Ekpitata and co saw the game out for the first half, but credit to Steve Morison, whatever he said at half time worked for the third quarter of the game at least. City were out of the traps quickly after the break and were level on four minutes as the increasingly influential Cody Drameh got to the bye line and sent over a fine low cross which was met by City’s replacement for Keiffer Moore from six yards out to level the scores.

Seeing one wing back provide the assist for the other one to score is so satisfying as it proves that we’re making progress in the procedure whereby we move away from the route one stuff that I think we can say with certainty a majority of City fans are glad to see the back of.

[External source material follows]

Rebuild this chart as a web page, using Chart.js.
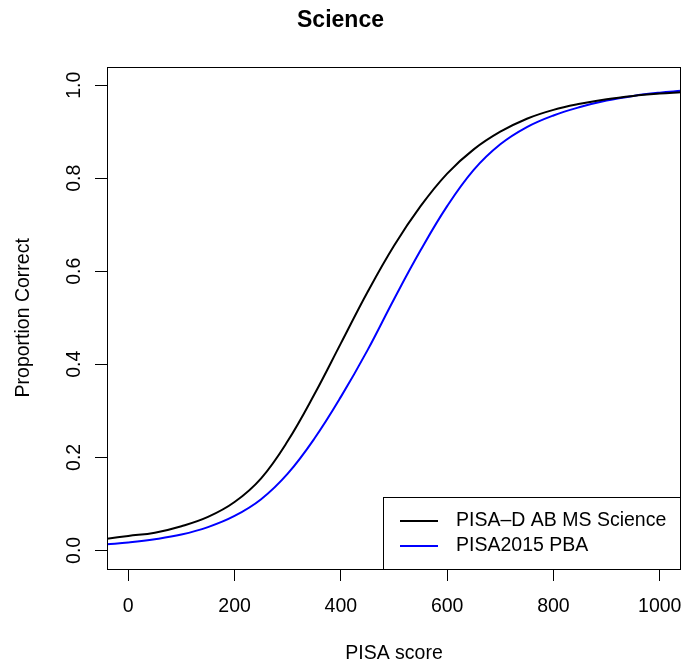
<!DOCTYPE html>
<html>
<head>
<meta charset="utf-8">
<script src="https://cdn.jsdelivr.net/npm/chart.js@4/dist/chart.umd.min.js"></script>
<style>
	body { margin: 0; background: #fff; }
	#wrap { width: 683px; height: 665px; }
</style>
</head>
<body>
<div id="wrap"><canvas id="line_chart" width="683" height="665"></canvas></div>
<script>
var chartTitle = "Science";
var xTitle = "PISA score";
var yTitle = "Proportion Correct";
var seriesNames = ["PISA–D AB MS Science", "PISA2015 PBA"];
var seriesColors = ["#000000", "#0000ff"];

var scores = [-40, 0, 50, 100, 150, 200, 250, 300, 350, 400, 450, 500, 550, 600, 650, 700, 750, 800, 850, 900, 950, 1000, 1040];
var pisaD = [0.025, 0.031, 0.038, 0.052, 0.072, 0.104, 0.155, 0.235, 0.335, 0.445, 0.555, 0.655, 0.74, 0.81, 0.862, 0.90, 0.928, 0.947, 0.960, 0.970, 0.977, 0.982, 0.985];
var pisa2015 = [0.013, 0.017, 0.024, 0.034, 0.050, 0.074, 0.110, 0.165, 0.24, 0.33, 0.43, 0.54, 0.645, 0.74, 0.818, 0.873, 0.910, 0.935, 0.953, 0.967, 0.977, 0.984, 0.988];

var xTicks = [0, 200, 400, 600, 800, 1000];
var yTicks = [0, 0.2, 0.4, 0.6, 0.8, 1.0];

var FONT = "'Liberation Sans', Arial, Helvetica, sans-serif";

function toPoints(xs, ys) {
	var pts = [];
	for (var i = 0; i < xs.length; i++) {
		pts.push({ x: xs[i], y: ys[i] });
	}
	return pts;
}

// keep chart.js from adding room for the outer tick labels
function noPad(s) {
	s.paddingLeft = 0;
	s.paddingRight = 0;
	s.paddingTop = 0;
	s.paddingBottom = 0;
}

// R style box round the plot area + legend in the bottom right corner
var boxPlugin = {
	id: 'rbox',
	afterDraw: function (chart) {
		var ctx = chart.ctx;
		var a = chart.chartArea;
		ctx.save();
		ctx.strokeStyle = '#000';
		ctx.lineWidth = 1;
		ctx.strokeRect(Math.round(a.left) + 0.5, Math.round(a.top) + 0.5, Math.round(a.right - a.left) - 1, Math.round(a.bottom - a.top));

		var bw = 298, bh = 72;
		var bx = Math.round(a.right) - bw, by = Math.round(a.bottom) - bh;
		ctx.fillStyle = '#fff';
		ctx.fillRect(bx, by, bw, bh);
		ctx.strokeRect(bx + 0.5, by + 0.5, bw - 1, bh);
		ctx.font = "19.5px " + FONT;
		ctx.textBaseline = 'middle';
		ctx.textAlign = 'left';
		chart.data.datasets.forEach(function (ds, i) {
			var y = by + 24 + i * 25;
			ctx.strokeStyle = ds.borderColor;
			ctx.lineWidth = 2;
			ctx.beginPath();
			ctx.moveTo(bx + 17, y);
			ctx.lineTo(bx + 55, y);
			ctx.stroke();
			ctx.fillStyle = '#000';
			ctx.fillText(ds.label, bx + 73, y);
		});
		ctx.restore();
	}
};

function getChartJs() {
	var config = {
		type: 'line',
		data: {
			datasets: [{
				label: seriesNames[0],
				data: toPoints(scores, pisaD),
				borderColor: seriesColors[0],
				borderWidth: 2,
				pointRadius: 0,
				tension: 0.4,
				fill: false
			}, {
				label: seriesNames[1],
				data: toPoints(scores, pisa2015),
				borderColor: seriesColors[1],
				borderWidth: 2,
				pointRadius: 0,
				tension: 0.4,
				fill: false
			}]
		},
		options: {
			responsive: false,
			animation: false,
			layout: { padding: { left: 0, right: 2, top: 0, bottom: 0 } },
			plugins: {
				legend: { display: false },
				tooltip: { enabled: false },
				title: {
					display: true,
					text: chartTitle,
					color: '#000',
					font: { family: FONT, size: 23, weight: 'bold', lineHeight: 1.2 },
					padding: { top: 7, bottom: 32 }
				}
			},
			scales: {
				x: {
					type: 'linear',
					min: -40,
					max: 1040,
					afterBuildTicks: function (s) { s.ticks = xTicks.map(function (v) { return { value: v }; }); },
					afterFit: function (s) { s.height = 96; noPad(s); },
					grid: { drawOnChartArea: false, drawTicks: true, tickLength: 12, color: '#000' },
					border: { display: false },
					ticks: {
						color: '#000', padding: 14, maxRotation: 0, autoSkip: false,
						font: { family: FONT, size: 19.5 },
						callback: function (v) { return String(v); }
					},
					title: { display: true, text: xTitle, color: '#000', font: { family: FONT, size: 19.5 }, padding: { top: 0, bottom: 0 } }
				},
				y: {
					type: 'linear',
					min: -0.04,
					max: 1.04,
					afterBuildTicks: function (s) { s.ticks = yTicks.map(function (v) { return { value: v }; }); },
					afterFit: function (s) { s.width = 107; noPad(s); },
					grid: { drawOnChartArea: false, drawTicks: true, tickLength: 12, color: '#000' },
					border: { display: false },
					ticks: {
						color: '#000', padding: 7, minRotation: 90, maxRotation: 90, crossAlign: 'center', autoSkip: false,
						font: { family: FONT, size: 19.5 },
						callback: function (v) { return v.toFixed(1); }
					},
					title: { display: true, text: yTitle, color: '#000', font: { family: FONT, size: 19.5 }, padding: { top: 11.5, bottom: 0 } }
				}
			}
		},
		plugins: [boxPlugin]
	};
	return config;
}

new Chart(document.getElementById("line_chart").getContext("2d"), getChartJs());
</script>
</body>
</html>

When Joel Bagan scored he held up three fingers in celebration of his third goal in three games – this was more of a Millwall style finish compared to Tuesday’s fine effort against Coventry, but it was another indicator of the confidence of a player who came through his worst forty five minutes since his recall to the side to return to the form we’ve become used to in the last few weeks in the second period.

 Incredibly, the man who can’t stop scoring was soon presented with an opportunity to net his fourth goal in. a week when a cross from the right found him unmarked about fifteen yards out, but this time he opted for a left, wrong, footed effort and sent his shot high and wide – it was not a thing of beauty from a player who tends to make the game look easy when in possession.

That was probably as good an opportunity to put us in front as we had, but we were on top now and I really felt a winner was coming. Instead though, that was the signal for a resilient Blackpool to up their game somewhat and when their winger Josh Bowler went down in the penalty area under challenge from a combination of McGuinness and Wintle, I feared the worst as referee Darren Bond immediately blew his whistle, but it was to award City a free kick and show a yellow card to Bowler for diving. Replays showed that the Blackpool player went down pretty easily, but I would have had few complaints if the decision had gone against us.

Maybe it was the conditions, but the referee seemed determined to let a lot of things go and Isaak Davies, who looked sharp and a danger when we could feed him in the right areas, in particular suffered from the interpretations of an official who was erratic for both sides.

The introduction of Uche Ikpeazu for Hugill livened up the crowd and the big loanee won his share of free kicks, but that apart, this time he offered little more than brute force and a series of wrong options as, perhaps, affected by the crowd reaction to him, he often ignored better placed colleagues and once almost appeared to tackle Drameh when the wing back was in a position similar to where he had provided the cross for the goal.

Unfortunately, the main contribution made by the other sub Mark Harris, who replaced Davies, was to block a close range Flint header from Tommy Doyle’s best dead ball delivery of the game by a distance – looking at the replay, it seemed that Blackpool keeper Daniel Grimshaw would have been able to keep out Flint’s effort, but it’s impossible to tell for sure.

So, the game ended 1-1, an outcome which seemed right to me. Steve Morison was again correct in my opinion that wind is the weather condition that disrupts a match most and his side did not come to terms with it in the first forty minutes or their opponents unusual system.

Even though a run of thirteen points out of a possible eighteen speaks for itself, a feature of too many of our recent matches has been a return to our insipid first half form of the first three or four months of this season. It looks like a weakness on the part of the newish managerial and coaching line up that we start games in the wrong manner, but a strength that they often are able to put things right during the half time interval – that was the case today as we now move on to games against an in form Huddersfield side who won at leaders Fulham this lunchtime and then try to keep our unbeaten home run going when we face the Londoners in a week’s time.